When a loved one is convicted of a horrific crime, families are thrust into an agonizing emotional minefield. For columnist M. Gessen, this dilemma is not just theoretical—it is deeply personal. In a new Serial podcast titled "The Idiot," Gessen explores the chilling reality of their first cousin, Allen, who was sentenced to 10 years in federal prison in 2024 for orchestrating a hit on his ex-wife, the mother of his two children.

Now, Allen is desperate to re-establish a connection with his kids from behind bars. To understand how—and whether—such a relationship can or should exist after such an unforgivable betrayal, Gessen turned to writer Harriet Clark. Clark’s upcoming novel, "The Hill," draws heavily from her own unconventional upbringing: her mother, Judy Clark, served 37 years in prison for driving the getaway car in a notorious robbery that claimed three lives.

Despite the severity of her mother's actions, Clark maintains a close, loving relationship with her today. She credits her family and an accommodating prison infrastructure for keeping that bond alive during her childhood. Rather than isolating her from her incarcerated mother, Clark's caretakers fostered their connection through weekly visits to the prison's Children's Center, reading letters aloud, and tracking the birds her mother spotted from her cell window.

"Many people made many efforts to really enable my mother to remain my mother," Clark noted, calling it a rare stroke of luck in a justice system that often fractures families permanently.

For Gessen, whose cousin targeted his own children's mother, finding empathy is a staggering hurdle. The natural impulse for many guardians is to completely shield children from parents who commit severe harm. Society often assumes that a violent parent has forfeited their right to be involved, or that prison environments are inherently too traumatic for young visitors.

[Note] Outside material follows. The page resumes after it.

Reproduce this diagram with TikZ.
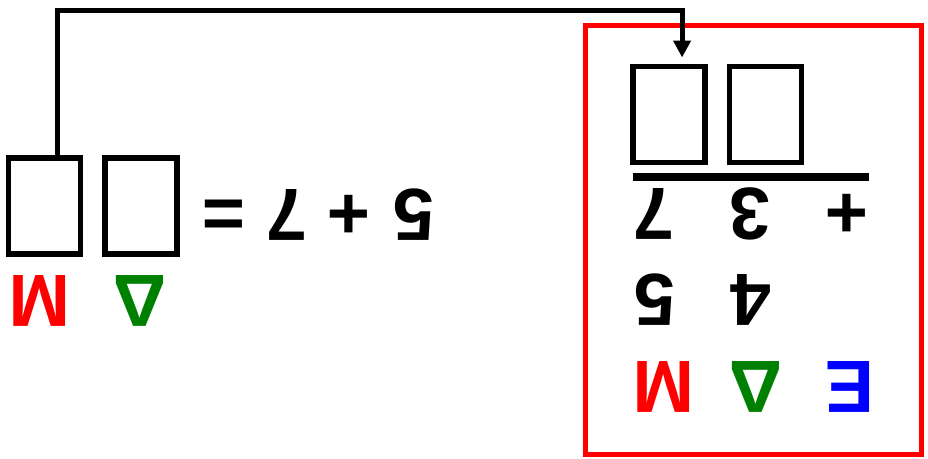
\documentclass[tikz,border=0pt]{standalone}
\usepackage{fontspec}
\setmainfont{Liberation Sans}
\usetikzlibrary{arrows.meta}
\definecolor{cred}{RGB}{255,0,0}
\definecolor{cgreen}{RGB}{0,128,0}
\definecolor{cblue}{RGB}{0,0,255}
\begin{document}
\begin{tikzpicture}[x=1pt,y=1pt,
  glyph/.style={rotate=180, inner sep=0pt, outer sep=0pt,
    font=\fontsize{74}{74}\selectfont\bfseries, text height=53pt, text depth=0pt},
  blank/.style={draw=black, line width=5.5pt, minimum width=72pt, minimum height=96pt,
    inner sep=0pt, outer sep=0pt},
  conn/.style={draw=black, line width=5pt, -{Triangle[width=17pt,length=17pt]}}]
\useasboundingbox (0,0) rectangle (928,-458);
% left equation
\node[blank] (b1) at (44.6,-205.9) {};
\node[blank] (b2) at (140.9,-205.9) {};
\node[glyph] (leq) at (223.5,-215.5) {=};
\node[glyph] (l7) at (286.5,-215.5) {7};
\node[glyph] (lplus) at (349,-215.5) {+};
\node[glyph] (l5) at (413.5,-215.5) {5};
\node[glyph, text=cred] (lM) at (40,-301.5) {Μ};
\node[glyph, text=cgreen] (lD) at (139.5,-301.5) {Δ};
% right frame
\draw[cred, line width=4.7pt] (585.3,-25.3) rectangle (921.7,-454.7);
\node[blank] (bA) at (669.1,-114.5) {};
\node[blank] (bB) at (765.4,-114.5) {};
\draw[black, line width=7.5pt] (633,-177) -- (869,-177);
\node[glyph] (r7) at (654,-215) {7};
\node[glyph] (r3) at (750,-215) {3};
\node[glyph] (rplus) at (847,-215) {+};
\node[glyph] (r5) at (654.5,-300.5) {5};
\node[glyph] (r4) at (750.5,-300.5) {4};
\node[glyph, text=cred] (rM) at (664,-387.5) {Μ};
\node[glyph, text=cgreen] (rD) at (756,-387.5) {Δ};
\node[glyph, text=cblue] (rE) at (849.5,-387.5) {Ε};
% connector
\coordinate (cs) at ([xshift=12.4pt]b1.north);
\coordinate (ce) at ([xshift=13pt]bA.north);
\coordinate (top) at (0,-10.5);
\draw[conn, shorten >=9pt] (cs) |- (top -| ce) -- (ce);
\end{tikzpicture}
\end{document}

However, Clark argues that psychological insights and lived experiences suggest otherwise. When a parent is sent to prison, a child often internalizes a devastating, unspoken fear: they are abandonable. To counteract that trauma, children need to see consistent, tangible efforts from the incarcerated parent to stay involved and supportive.

Severing ties doesn't protect the child; it creates a psychological void. When communication is cut off, the absent parent transforms into an emotional "black hole," taking on a terrifying, mythic dimension in the child's mind. Children need a real, flawed human being to whom they can direct their confusion, grief, and rage.

Furthermore, treating the incarcerated parent as an unspoken taboo forces children to absorb the awkwardness and hostility of the adults around them. Clark warns against families adopting "carceral logic"—the false belief that simply erasing a problematic individual from the picture miraculously heals the remaining family. Ultimately, facilitating a relationship with a convicted parent, no matter how difficult, may be the crucial tether a child needs to navigate their own trauma.